### Available data

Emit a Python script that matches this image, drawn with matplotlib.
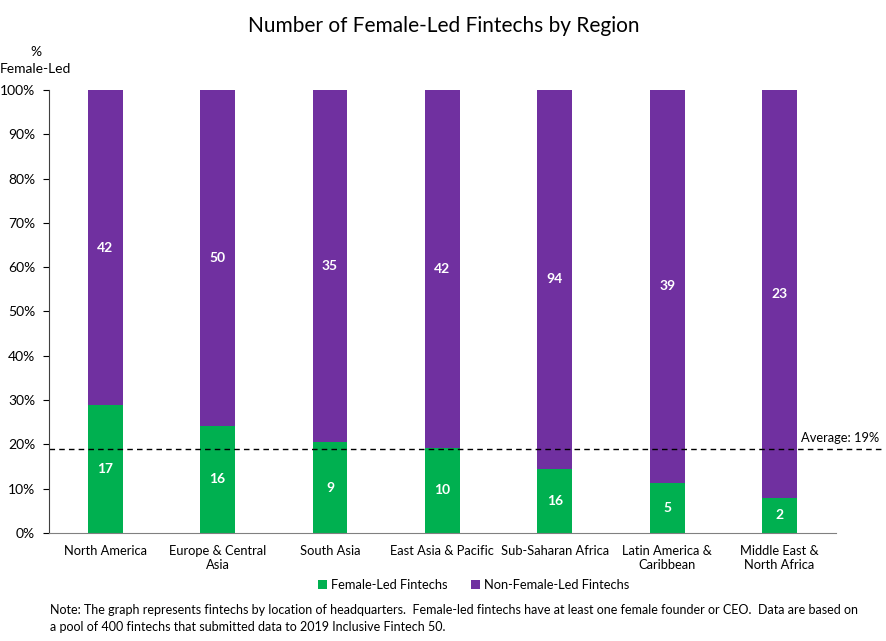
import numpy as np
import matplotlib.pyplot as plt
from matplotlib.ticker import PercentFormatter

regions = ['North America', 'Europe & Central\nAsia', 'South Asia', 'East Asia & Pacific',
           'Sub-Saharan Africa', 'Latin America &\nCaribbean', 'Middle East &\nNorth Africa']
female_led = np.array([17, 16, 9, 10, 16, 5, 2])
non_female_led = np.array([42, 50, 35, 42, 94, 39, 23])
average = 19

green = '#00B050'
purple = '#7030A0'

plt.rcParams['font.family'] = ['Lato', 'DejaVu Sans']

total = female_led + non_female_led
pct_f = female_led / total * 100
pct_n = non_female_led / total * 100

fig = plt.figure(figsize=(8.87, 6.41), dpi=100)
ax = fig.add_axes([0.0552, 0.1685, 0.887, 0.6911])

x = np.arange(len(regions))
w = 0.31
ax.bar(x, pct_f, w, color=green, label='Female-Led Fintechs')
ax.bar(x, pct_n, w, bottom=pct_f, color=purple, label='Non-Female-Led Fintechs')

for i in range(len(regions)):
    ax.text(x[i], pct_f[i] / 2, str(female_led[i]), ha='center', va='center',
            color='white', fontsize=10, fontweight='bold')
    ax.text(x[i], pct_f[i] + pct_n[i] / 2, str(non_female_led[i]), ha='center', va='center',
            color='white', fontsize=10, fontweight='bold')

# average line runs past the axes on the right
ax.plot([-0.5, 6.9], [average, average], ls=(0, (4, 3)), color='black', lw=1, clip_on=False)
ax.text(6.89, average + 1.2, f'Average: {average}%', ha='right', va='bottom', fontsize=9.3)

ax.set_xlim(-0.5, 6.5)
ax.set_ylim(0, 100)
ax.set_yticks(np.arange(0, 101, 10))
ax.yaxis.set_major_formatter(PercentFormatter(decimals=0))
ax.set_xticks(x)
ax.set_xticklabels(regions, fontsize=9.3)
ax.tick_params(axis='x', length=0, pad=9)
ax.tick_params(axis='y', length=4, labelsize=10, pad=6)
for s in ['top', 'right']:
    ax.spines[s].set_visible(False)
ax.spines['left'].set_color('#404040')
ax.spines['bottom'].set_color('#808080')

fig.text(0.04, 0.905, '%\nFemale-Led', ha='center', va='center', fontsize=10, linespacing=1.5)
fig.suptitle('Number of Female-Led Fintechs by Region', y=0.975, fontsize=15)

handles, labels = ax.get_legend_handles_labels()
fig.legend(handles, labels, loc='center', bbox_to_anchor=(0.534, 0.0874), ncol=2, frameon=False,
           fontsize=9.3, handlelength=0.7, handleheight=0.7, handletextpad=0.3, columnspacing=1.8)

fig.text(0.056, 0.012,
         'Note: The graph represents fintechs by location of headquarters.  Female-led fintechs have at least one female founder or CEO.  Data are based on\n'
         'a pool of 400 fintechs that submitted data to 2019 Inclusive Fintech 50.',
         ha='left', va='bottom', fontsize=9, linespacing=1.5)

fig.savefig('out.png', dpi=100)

...

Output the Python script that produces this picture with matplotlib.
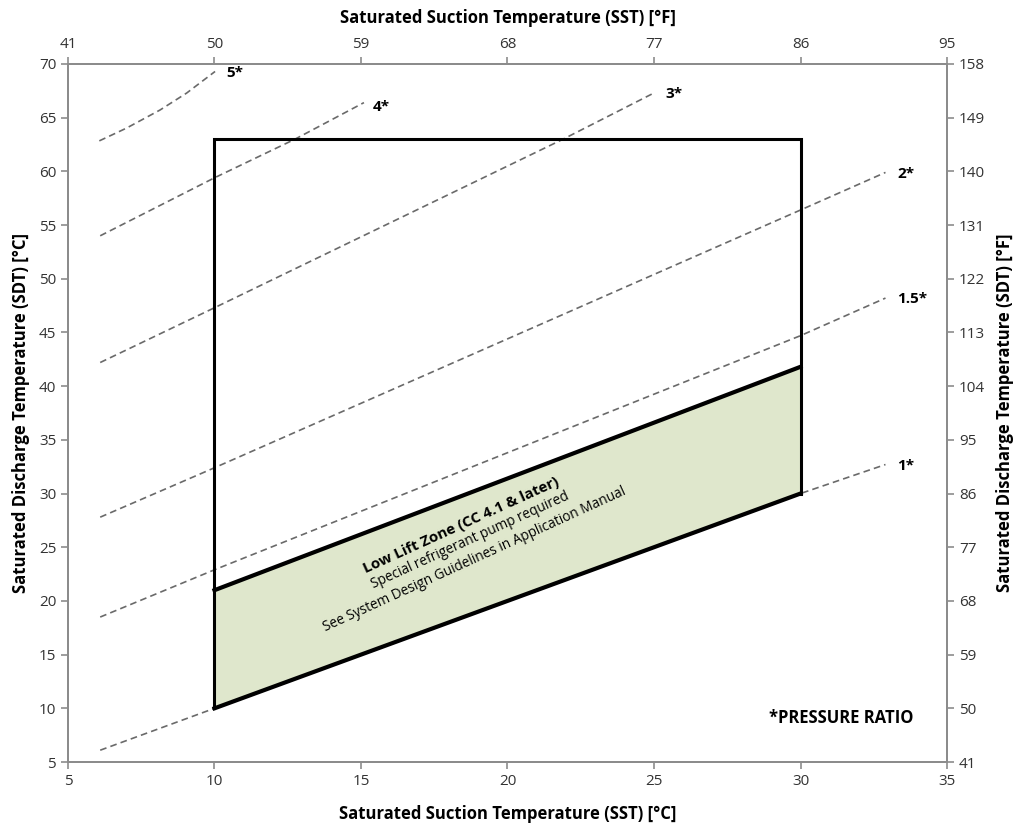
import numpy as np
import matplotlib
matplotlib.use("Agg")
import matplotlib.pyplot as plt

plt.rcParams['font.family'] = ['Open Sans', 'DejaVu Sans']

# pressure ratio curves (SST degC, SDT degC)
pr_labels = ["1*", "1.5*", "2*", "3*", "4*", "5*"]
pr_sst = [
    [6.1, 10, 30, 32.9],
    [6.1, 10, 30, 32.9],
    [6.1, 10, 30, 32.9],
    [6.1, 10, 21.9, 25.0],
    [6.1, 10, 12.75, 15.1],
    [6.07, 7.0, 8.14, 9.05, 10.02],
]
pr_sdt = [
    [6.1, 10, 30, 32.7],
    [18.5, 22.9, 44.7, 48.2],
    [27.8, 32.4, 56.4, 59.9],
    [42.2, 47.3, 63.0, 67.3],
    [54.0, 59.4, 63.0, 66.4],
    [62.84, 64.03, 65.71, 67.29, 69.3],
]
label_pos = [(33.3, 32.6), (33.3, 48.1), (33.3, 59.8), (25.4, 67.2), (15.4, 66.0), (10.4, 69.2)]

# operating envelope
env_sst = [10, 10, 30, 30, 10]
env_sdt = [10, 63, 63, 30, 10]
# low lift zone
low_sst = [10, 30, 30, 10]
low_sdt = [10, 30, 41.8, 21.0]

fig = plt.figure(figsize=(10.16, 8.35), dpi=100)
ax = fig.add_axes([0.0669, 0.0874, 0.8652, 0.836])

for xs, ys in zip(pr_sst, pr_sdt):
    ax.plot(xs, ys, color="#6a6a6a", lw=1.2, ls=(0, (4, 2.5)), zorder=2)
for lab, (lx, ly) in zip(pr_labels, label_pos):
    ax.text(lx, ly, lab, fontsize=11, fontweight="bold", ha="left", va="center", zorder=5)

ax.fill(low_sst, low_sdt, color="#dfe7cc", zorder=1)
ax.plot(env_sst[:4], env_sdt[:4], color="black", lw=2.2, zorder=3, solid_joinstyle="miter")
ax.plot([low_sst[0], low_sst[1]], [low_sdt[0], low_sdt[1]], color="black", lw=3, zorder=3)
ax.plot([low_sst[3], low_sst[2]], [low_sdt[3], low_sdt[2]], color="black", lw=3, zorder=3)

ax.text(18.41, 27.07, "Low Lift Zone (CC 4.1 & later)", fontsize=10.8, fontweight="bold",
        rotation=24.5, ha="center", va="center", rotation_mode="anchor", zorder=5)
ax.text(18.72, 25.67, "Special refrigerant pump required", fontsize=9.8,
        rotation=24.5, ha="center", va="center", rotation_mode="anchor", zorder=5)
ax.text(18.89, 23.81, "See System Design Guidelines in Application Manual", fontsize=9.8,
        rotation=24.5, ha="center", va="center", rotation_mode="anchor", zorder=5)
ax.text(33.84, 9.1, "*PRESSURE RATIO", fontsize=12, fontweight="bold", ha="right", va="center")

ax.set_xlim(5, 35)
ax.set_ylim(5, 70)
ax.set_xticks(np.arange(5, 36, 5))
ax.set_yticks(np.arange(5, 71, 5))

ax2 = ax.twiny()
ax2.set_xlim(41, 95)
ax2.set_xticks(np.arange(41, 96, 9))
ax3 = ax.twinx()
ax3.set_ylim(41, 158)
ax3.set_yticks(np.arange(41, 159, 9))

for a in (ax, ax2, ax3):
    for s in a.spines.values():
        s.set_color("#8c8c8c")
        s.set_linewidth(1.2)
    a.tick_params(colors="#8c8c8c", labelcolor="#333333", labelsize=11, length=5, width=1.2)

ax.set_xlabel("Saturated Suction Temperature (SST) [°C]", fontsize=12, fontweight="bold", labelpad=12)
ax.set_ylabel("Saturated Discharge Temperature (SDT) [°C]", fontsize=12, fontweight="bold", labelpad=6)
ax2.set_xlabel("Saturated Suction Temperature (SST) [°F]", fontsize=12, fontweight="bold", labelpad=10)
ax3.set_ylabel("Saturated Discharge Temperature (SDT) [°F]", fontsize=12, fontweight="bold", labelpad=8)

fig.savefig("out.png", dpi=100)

--

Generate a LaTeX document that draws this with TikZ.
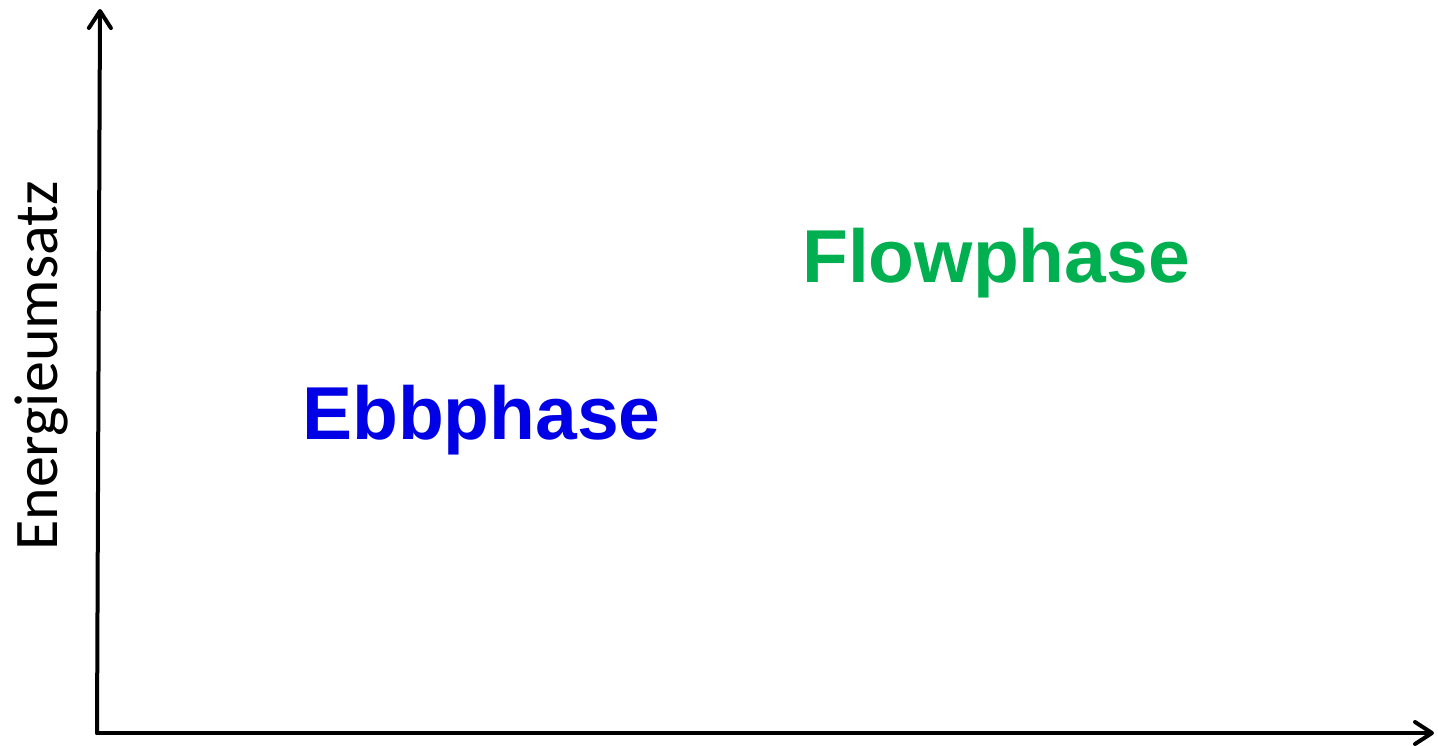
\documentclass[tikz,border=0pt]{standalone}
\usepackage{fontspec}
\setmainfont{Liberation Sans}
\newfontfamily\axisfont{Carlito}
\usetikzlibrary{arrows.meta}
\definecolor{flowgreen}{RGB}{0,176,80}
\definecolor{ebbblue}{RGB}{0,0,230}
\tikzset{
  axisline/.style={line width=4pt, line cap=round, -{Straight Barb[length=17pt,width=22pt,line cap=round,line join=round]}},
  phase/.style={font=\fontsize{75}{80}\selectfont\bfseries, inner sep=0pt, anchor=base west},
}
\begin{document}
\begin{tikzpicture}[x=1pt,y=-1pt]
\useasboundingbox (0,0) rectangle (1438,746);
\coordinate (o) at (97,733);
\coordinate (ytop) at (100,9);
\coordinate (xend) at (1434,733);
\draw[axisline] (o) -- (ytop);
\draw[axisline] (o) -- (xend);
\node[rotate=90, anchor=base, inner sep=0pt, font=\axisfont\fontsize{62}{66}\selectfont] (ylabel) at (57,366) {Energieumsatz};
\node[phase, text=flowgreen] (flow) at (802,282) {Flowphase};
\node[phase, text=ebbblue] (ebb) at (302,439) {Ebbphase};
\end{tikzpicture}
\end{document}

### Given request
The copy should hold exactly the lines from the line with "Emit a Python" to the line with "from matplotlib.ticker import", both ends in, set down without any pictures and with nothing added.

### Finished answer
Emit a Python script that matches this image, drawn with matplotlib.
import numpy as np
import matplotlib.pyplot as plt
from matplotlib.ticker import PercentFormatter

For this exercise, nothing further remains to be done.